Short exercise
Look through the data below. Collect every line where the word "this" occurs.

Records provided
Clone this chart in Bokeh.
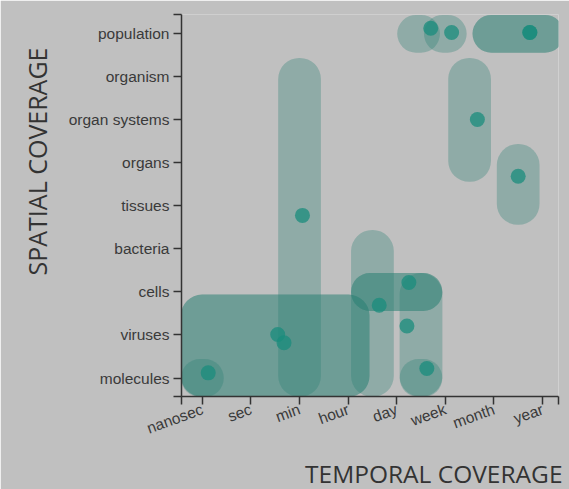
from bokeh.plotting import figure
from bokeh.models import FixedTicker, CustomJSTickFormatter, Title, ColumnDataSource, Range1d
from bokeh.embed import file_html
from bokeh.resources import INLINE

# ---- data ----
time_labels = ["nanosec", "sec", "min", "hour", "day", "week", "month", "year"]
space_labels = ["molecules", "viruses", "cells", "bacteria", "tissues",
                "organs", "organ systems", "organism", "population"]

# coverage of each study (category index units): time start/end, space start/end
cov_t_start = [0, 0, 0, 2, 3.5, 3.5, 3.5, 4.5, 4.5, 4.45, 5.0, 6, 6, 5.5, 6.5]
cov_t_end   = [3, 3, 0, 2, 3.5, 4.5, 4.5, 4.5, 4.5, 4.45, 5.0, 7, 7, 5.5, 6.5]
cov_s_start = [0, 0, 0, 0, 0,   2,   2,   0,   0,   8,    8,   8, 8, 5,   4]
cov_s_end   = [1.5, 1.5, 0, 7, 3, 2, 2,   2,   0,   8,    8,   8, 8, 7,   5]

# individual measurements
pt_time  = [0.12, 2.06, 1.55, 1.68, 3.64, 4.25, 4.21, 4.62, 4.70, 5.13, 6.74, 6.74, 5.66, 6.50]
pt_space = [0.12, 3.78, 1.01, 0.82, 1.69, 2.22, 1.21, 0.22, 8.13, 8.03, 8.03, 8.03, 6.01, 4.69]

# ---- style ----
PAD = 0.44
TEAL = "#288073"
DOT = "#1a8c7c"
BG = "#c0c0c0"
AXIS = "#333333"

x_lo, x_hi = -0.43, 7.33
y_lo, y_hi = -0.43, 8.45

p = figure(frame_width=377, frame_height=382,
           min_border_left=181, min_border_right=11,
           min_border_top=14, min_border_bottom=93,
           x_range=Range1d(x_lo, x_hi), y_range=Range1d(y_lo, y_hi),
           output_backend="svg", toolbar_location=None)
p.background_fill_color = BG
p.border_fill_color = BG
p.outline_line_color = None
p.grid.visible = False

cov = ColumnDataSource(dict(
    left=[t - PAD for t in cov_t_start], right=[t + PAD for t in cov_t_end],
    bottom=[s - PAD for s in cov_s_start], top=[s + PAD for s in cov_s_end]))
p.quad(left="left", right="right", bottom="bottom", top="top", source=cov,
       border_radius=21, fill_color=TEAL, fill_alpha=0.32, line_color=None)

pts = ColumnDataSource(dict(x=pt_time, y=pt_space))
p.scatter(x="x", y="y", source=pts, size=15, fill_color=DOT, fill_alpha=0.75,
          line_color=None)

# axes
p.xaxis.ticker = FixedTicker(ticks=[x_lo] + list(range(len(time_labels))) + [x_hi])
p.yaxis.ticker = FixedTicker(ticks=[y_lo] + list(range(len(space_labels))) + [y_hi])
code = """
const i = Math.round(tick);
return (Math.abs(tick - i) < 1e-6 && i >= 0 && i < labels.length) ? labels[i] : "";
"""
p.xaxis.formatter = CustomJSTickFormatter(args=dict(labels=time_labels), code=code)
p.yaxis.formatter = CustomJSTickFormatter(args=dict(labels=space_labels), code=code)
for ax in (p.xaxis, p.yaxis):
    ax.axis_line_color = AXIS
    ax.axis_line_width = 1.5
    ax.major_tick_line_color = AXIS
    ax.major_tick_line_width = 1.5
    ax.major_tick_out = 8
    ax.major_tick_in = 0
    ax.minor_tick_line_color = None
    ax.major_label_text_font = "Liberation Sans"
    ax.major_label_text_font_size = "15.5px"
    ax.major_label_text_color = "#3a3a3a"
    ax.major_label_standoff = 4
p.xaxis.major_label_orientation = 0.35

p.add_layout(Title(text="TEMPORAL COVERAGE", align="right", offset=-4, standoff=15,
                   text_font="Open Sans", text_font_size="24.5px",
                   text_font_style="normal", text_color="#333333"), "below")
p.add_layout(Title(text="SPATIAL COVERAGE", align="right", offset=33, standoff=23,
                   text_font="Open Sans", text_font_size="25px",
                   text_font_style="normal", text_color="#333333"), "left")

open("out.html", "w").write(file_html(p, INLINE))
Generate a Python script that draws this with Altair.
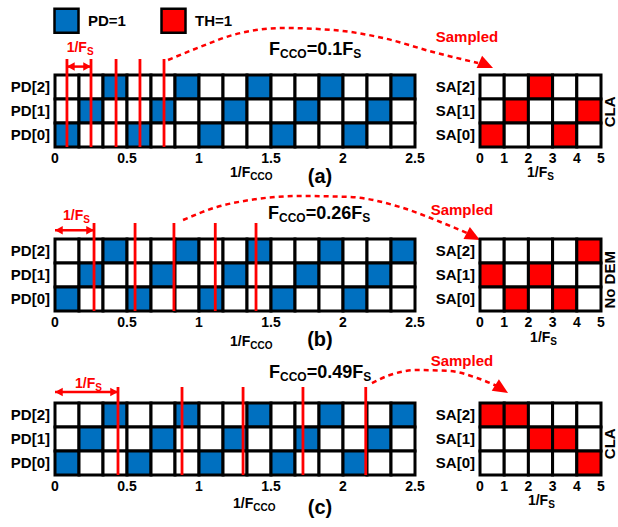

Exercise solution
Clone this chart in Bokeh.
Generate a Python script that draws this with Altair.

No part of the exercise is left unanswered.